TikTok, YouTubers and tiny Timothee: When did the world get so young?
I am 31 years old and I have no idea what’s going on.
There was a time not so long ago when we were all young and relevant. Our days were filled with colour; our favourite bands were getting huge, Hollywood was interesting, politics was exciting, and every scrap of media seemed to be created just for us. It was easy to stay on top of things: who was who and why they mattered, which star was on the rise, why this film or that was important. We understood the domino effect of media and its wider cultural impacts — how popular culture shaped the world around us.
From left, Euphoria, low-rise jeans and Timothee Chalamet have left a 31-year-old feeling out of touch.Credit: Getty Images
Meanwhile, the age brackets above us grumbled about kids these days, complained of society’s rapid decline, and were convinced that theirs was the last generation to experience the good old days. Everyone thereafter was doomed. We rolled our eyes hard enough to risk hernias. They just didn’t get it.
But time makes us foolish in ways we never knew it could. I don’t care about the line between my eyebrows, or that my left knee sometimes makes a weird crunching sound, or that my favourite Friday nights are spent not spinning circles and looking for trouble, but slathered in a face mask in front of a gruesome documentary.
Low-rise jeans and skinny eyebrows are back. Shows about high school drama are winning awards. The latest heartthrob to launch a million adolescents into puberty, Timothee Chalamet, looks like a tiny child to me. My 24-year-old colleague spams me with little videos filled with the kind of deranged humour that only makes sense in a fever dream. A slightly younger guy I’ve been seeing sometimes replies to my messages with one word: “Based.” I don’t know what it means and I have too much pride to look it up.
As icons of my time fade – Britney Spears’ off-putting social media presence, Taylor Swift is more product than performer, Rihanna just had a baby – they are replaced with new ones. When I scroll through red carpet photos for some relief during a boring meeting, I realise that I have no idea who these people are. When did YouTuber become a career path? Is Nickelodeon still around? What the hell is Bachelor in Paradise and why is so much of my feed talking about it?
Media and technology move fast. Viral memes and trends last two weeks at best, and then they’re just embarrassing.
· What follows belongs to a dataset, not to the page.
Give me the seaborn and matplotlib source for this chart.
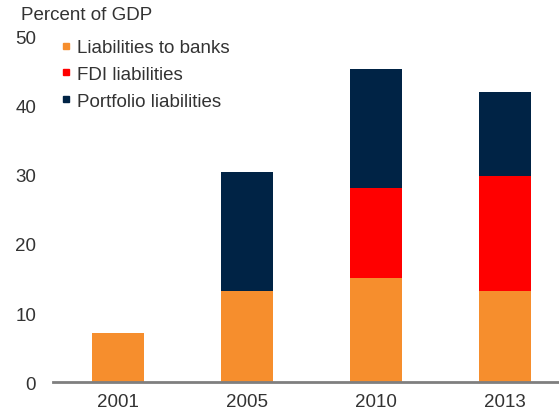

Your toddler will take to an iPad more easily than your grandparents, and as I get so frustrated trying to make a TikTok that I throw my phone across the room, I know that it’s official: I am no longer the new kid on the block.
It could be enraging, this familiar landscape suddenly full of unfamiliar faces. It could be an unwelcome confrontation that I, personally, am no longer the centre of the universe. Somehow, I resist the urge to respond to a news article about a celebrity I don’t recognise with “WHO CARES?” minus one or two expletives (others are not so self-contained).
Before I settle into melancholy at the ennui of irrelevance and the unstoppable march of ageing, however, I realise it’s not all bad. This distance isn’t a disconnect; it’s just perspective. I used to see the trees, and now I see a forest.
How the opulence of celebrity reflects a wider wealth disparity.
How the changing trends of women’s bodies is less about my personal imperfections and more about eternally recycled misogyny.
How most art isn’t for entertainment, but for profit.
How politics is a popularity contest and that it takes concentration to see through the photo-ops and understand the policies hidden under press releases — I can do that now, because the squawking Twitter spats and roar of tabloid culture has been reduced to white noise.
Millennials were once simultaneously the butt of every joke and expected to change things: end racism, reverse climate change, usher in a new age of expansive and accepting politics. We got bogged down in the minutiae of Kardashian antics, social media algorithms, and cognitive behaviour therapy for our collective trauma, but I like to think we pushed the needle a little. Now it’s Gen Z’s turn.
I watch them not with envy, but with affection. They’re having fun. They’re making stupid videos, wearing stupid outfits, getting stupid haircuts, and doing everything we couldn’t: refuting gender norms and misogyny, boycotting products and projects that misalign with their values, trying with all the energy of youth to hold our leaders accountable.
They’re figuring things out. Their knees don’t crunch. They know what “Based” means. One day much sooner than they think, they’ll be 31 and sighing with relief, too, because a little ignorance is often a lot of bliss.